Supplied material ::
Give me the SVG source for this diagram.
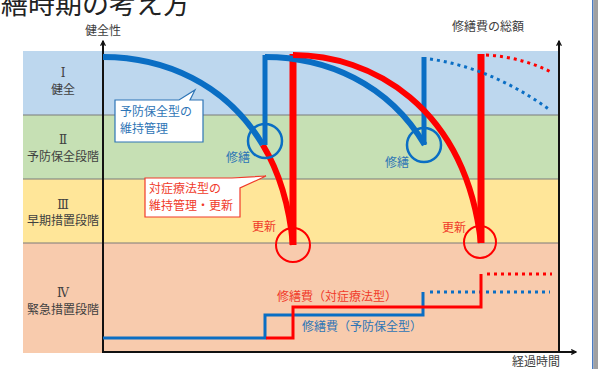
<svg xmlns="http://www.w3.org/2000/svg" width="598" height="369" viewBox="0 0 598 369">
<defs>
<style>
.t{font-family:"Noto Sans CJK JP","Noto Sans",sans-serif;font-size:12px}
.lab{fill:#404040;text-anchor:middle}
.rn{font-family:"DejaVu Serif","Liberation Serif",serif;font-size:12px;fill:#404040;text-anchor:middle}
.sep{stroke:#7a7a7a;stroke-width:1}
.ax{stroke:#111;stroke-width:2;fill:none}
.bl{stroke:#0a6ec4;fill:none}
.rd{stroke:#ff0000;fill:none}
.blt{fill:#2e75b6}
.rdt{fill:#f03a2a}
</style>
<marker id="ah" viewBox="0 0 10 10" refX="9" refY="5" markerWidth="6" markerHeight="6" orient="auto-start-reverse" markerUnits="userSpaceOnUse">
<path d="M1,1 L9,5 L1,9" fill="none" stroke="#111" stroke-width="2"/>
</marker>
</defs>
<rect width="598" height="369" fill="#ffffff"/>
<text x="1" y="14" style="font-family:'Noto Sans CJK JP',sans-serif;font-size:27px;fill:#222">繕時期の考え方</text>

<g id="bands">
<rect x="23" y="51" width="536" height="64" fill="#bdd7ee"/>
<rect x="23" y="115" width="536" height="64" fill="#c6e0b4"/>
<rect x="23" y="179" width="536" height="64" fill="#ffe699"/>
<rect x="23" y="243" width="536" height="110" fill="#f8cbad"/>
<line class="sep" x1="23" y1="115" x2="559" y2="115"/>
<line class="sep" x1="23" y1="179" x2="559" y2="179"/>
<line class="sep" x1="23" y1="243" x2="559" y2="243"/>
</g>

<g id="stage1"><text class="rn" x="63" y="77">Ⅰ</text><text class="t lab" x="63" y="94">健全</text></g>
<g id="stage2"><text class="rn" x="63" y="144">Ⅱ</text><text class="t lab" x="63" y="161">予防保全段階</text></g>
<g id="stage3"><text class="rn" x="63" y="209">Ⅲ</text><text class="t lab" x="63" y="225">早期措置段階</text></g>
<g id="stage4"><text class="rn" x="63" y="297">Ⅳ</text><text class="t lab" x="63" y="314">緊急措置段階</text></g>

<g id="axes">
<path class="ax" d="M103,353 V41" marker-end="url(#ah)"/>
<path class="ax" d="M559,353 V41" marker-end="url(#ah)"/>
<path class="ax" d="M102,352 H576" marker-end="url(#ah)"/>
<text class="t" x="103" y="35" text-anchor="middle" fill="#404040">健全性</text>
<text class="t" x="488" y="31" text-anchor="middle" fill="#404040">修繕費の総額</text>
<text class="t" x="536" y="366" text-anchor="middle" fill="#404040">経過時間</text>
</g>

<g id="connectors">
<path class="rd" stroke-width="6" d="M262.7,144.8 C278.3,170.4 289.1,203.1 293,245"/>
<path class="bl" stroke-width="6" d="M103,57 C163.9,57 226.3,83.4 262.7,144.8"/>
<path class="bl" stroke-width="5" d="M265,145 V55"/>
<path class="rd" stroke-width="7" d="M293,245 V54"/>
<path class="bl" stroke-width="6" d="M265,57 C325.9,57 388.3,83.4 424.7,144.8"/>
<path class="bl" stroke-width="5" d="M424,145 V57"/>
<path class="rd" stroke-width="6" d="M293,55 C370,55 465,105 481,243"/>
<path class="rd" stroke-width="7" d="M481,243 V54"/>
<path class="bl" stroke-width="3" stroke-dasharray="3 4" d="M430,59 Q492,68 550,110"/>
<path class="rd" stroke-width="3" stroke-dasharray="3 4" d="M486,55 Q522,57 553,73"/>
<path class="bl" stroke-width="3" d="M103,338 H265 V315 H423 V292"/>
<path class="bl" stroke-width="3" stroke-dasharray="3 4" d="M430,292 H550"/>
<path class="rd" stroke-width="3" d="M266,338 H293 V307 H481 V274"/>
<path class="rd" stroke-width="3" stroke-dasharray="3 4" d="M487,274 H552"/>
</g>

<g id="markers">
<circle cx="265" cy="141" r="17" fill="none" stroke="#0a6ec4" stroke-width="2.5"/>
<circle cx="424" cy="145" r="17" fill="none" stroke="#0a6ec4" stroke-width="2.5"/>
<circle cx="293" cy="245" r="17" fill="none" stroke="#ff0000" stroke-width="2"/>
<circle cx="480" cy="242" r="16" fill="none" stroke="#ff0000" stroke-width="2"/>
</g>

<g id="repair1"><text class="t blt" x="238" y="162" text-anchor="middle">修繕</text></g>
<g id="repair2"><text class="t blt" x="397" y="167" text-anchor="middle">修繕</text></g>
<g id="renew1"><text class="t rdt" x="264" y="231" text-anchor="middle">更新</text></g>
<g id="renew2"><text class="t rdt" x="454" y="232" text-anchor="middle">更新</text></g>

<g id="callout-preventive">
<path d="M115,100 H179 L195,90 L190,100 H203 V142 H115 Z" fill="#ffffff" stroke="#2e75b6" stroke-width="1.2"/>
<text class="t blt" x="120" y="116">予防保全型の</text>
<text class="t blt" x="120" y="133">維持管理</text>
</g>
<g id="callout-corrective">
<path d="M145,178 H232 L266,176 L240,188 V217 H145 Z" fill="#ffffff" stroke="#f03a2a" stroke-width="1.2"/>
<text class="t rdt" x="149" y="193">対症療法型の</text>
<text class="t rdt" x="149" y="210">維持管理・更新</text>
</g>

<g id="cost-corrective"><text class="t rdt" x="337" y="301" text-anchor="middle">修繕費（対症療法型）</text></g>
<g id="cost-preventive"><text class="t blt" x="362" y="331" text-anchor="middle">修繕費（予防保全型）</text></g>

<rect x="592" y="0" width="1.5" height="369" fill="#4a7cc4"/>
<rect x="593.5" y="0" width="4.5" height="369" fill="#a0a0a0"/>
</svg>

Exercise :: Take the listing above and restate it word for word, without its pictures.

Answer ::
Give me the SVG source for this diagram.
<svg xmlns="http://www.w3.org/2000/svg" width="598" height="369" viewBox="0 0 598 369">
<defs>
<style>
.t{font-family:"Noto Sans CJK JP","Noto Sans",sans-serif;font-size:12px}
.lab{fill:#404040;text-anchor:middle}
.rn{font-family:"DejaVu Serif","Liberation Serif",serif;font-size:12px;fill:#404040;text-anchor:middle}
.sep{stroke:#7a7a7a;stroke-width:1}
.ax{stroke:#111;stroke-width:2;fill:none}
.bl{stroke:#0a6ec4;fill:none}
.rd{stroke:#ff0000;fill:none}
.blt{fill:#2e75b6}
.rdt{fill:#f03a2a}
</style>
<marker id="ah" viewBox="0 0 10 10" refX="9" refY="5" markerWidth="6" markerHeight="6" orient="auto-start-reverse" markerUnits="userSpaceOnUse">
<path d="M1,1 L9,5 L1,9" fill="none" stroke="#111" stroke-width="2"/>
</marker>
</defs>
<rect width="598" height="369" fill="#ffffff"/>
<text x="1" y="14" style="font-family:'Noto Sans CJK JP',sans-serif;font-size:27px;fill:#222">繕時期の考え方</text>

<g id="bands">
<rect x="23" y="51" width="536" height="64" fill="#bdd7ee"/>
<rect x="23" y="115" width="536" height="64" fill="#c6e0b4"/>
<rect x="23" y="179" width="536" height="64" fill="#ffe699"/>
<rect x="23" y="243" width="536" height="110" fill="#f8cbad"/>
<line class="sep" x1="23" y1="115" x2="559" y2="115"/>
<line class="sep" x1="23" y1="179" x2="559" y2="179"/>
<line class="sep" x1="23" y1="243" x2="559" y2="243"/>
</g>

<g id="stage1"><text class="rn" x="63" y="77">Ⅰ</text><text class="t lab" x="63" y="94">健全</text></g>
<g id="stage2"><text class="rn" x="63" y="144">Ⅱ</text><text class="t lab" x="63" y="161">予防保全段階</text></g>
<g id="stage3"><text class="rn" x="63" y="209">Ⅲ</text><text class="t lab" x="63" y="225">早期措置段階</text></g>
<g id="stage4"><text class="rn" x="63" y="297">Ⅳ</text><text class="t lab" x="63" y="314">緊急措置段階</text></g>

<g id="axes">
<path class="ax" d="M103,353 V41" marker-end="url(#ah)"/>
<path class="ax" d="M559,353 V41" marker-end="url(#ah)"/>
<path class="ax" d="M102,352 H576" marker-end="url(#ah)"/>
<text class="t" x="103" y="35" text-anchor="middle" fill="#404040">健全性</text>
<text class="t" x="488" y="31" text-anchor="middle" fill="#404040">修繕費の総額</text>
<text class="t" x="536" y="366" text-anchor="middle" fill="#404040">経過時間</text>
</g>

<g id="connectors">
<path class="rd" stroke-width="6" d="M262.7,144.8 C278.3,170.4 289.1,203.1 293,245"/>
<path class="bl" stroke-width="6" d="M103,57 C163.9,57 226.3,83.4 262.7,144.8"/>
<path class="bl" stroke-width="5" d="M265,145 V55"/>
<path class="rd" stroke-width="7" d="M293,245 V54"/>
<path class="bl" stroke-width="6" d="M265,57 C325.9,57 388.3,83.4 424.7,144.8"/>
<path class="bl" stroke-width="5" d="M424,145 V57"/>
<path class="rd" stroke-width="6" d="M293,55 C370,55 465,105 481,243"/>
<path class="rd" stroke-width="7" d="M481,243 V54"/>
<path class="bl" stroke-width="3" stroke-dasharray="3 4" d="M430,59 Q492,68 550,110"/>
<path class="rd" stroke-width="3" stroke-dasharray="3 4" d="M486,55 Q522,57 553,73"/>
<path class="bl" stroke-width="3" d="M103,338 H265 V315 H423 V292"/>
<path class="bl" stroke-width="3" stroke-dasharray="3 4" d="M430,292 H550"/>
<path class="rd" stroke-width="3" d="M266,338 H293 V307 H481 V274"/>
<path class="rd" stroke-width="3" stroke-dasharray="3 4" d="M487,274 H552"/>
</g>

<g id="markers">
<circle cx="265" cy="141" r="17" fill="none" stroke="#0a6ec4" stroke-width="2.5"/>
<circle cx="424" cy="145" r="17" fill="none" stroke="#0a6ec4" stroke-width="2.5"/>
<circle cx="293" cy="245" r="17" fill="none" stroke="#ff0000" stroke-width="2"/>
<circle cx="480" cy="242" r="16" fill="none" stroke="#ff0000" stroke-width="2"/>
</g>

<g id="repair1"><text class="t blt" x="238" y="162" text-anchor="middle">修繕</text></g>
<g id="repair2"><text class="t blt" x="397" y="167" text-anchor="middle">修繕</text></g>
<g id="renew1"><text class="t rdt" x="264" y="231" text-anchor="middle">更新</text></g>
<g id="renew2"><text class="t rdt" x="454" y="232" text-anchor="middle">更新</text></g>

<g id="callout-preventive">
<path d="M115,100 H179 L195,90 L190,100 H203 V142 H115 Z" fill="#ffffff" stroke="#2e75b6" stroke-width="1.2"/>
<text class="t blt" x="120" y="116">予防保全型の</text>
<text class="t blt" x="120" y="133">維持管理</text>
</g>
<g id="callout-corrective">
<path d="M145,178 H232 L266,176 L240,188 V217 H145 Z" fill="#ffffff" stroke="#f03a2a" stroke-width="1.2"/>
<text class="t rdt" x="149" y="193">対症療法型の</text>
<text class="t rdt" x="149" y="210">維持管理・更新</text>
</g>

<g id="cost-corrective"><text class="t rdt" x="337" y="301" text-anchor="middle">修繕費（対症療法型）</text></g>
<g id="cost-preventive"><text class="t blt" x="362" y="331" text-anchor="middle">修繕費（予防保全型）</text></g>

<rect x="592" y="0" width="1.5" height="369" fill="#4a7cc4"/>
<rect x="593.5" y="0" width="4.5" height="369" fill="#a0a0a0"/>
</svg>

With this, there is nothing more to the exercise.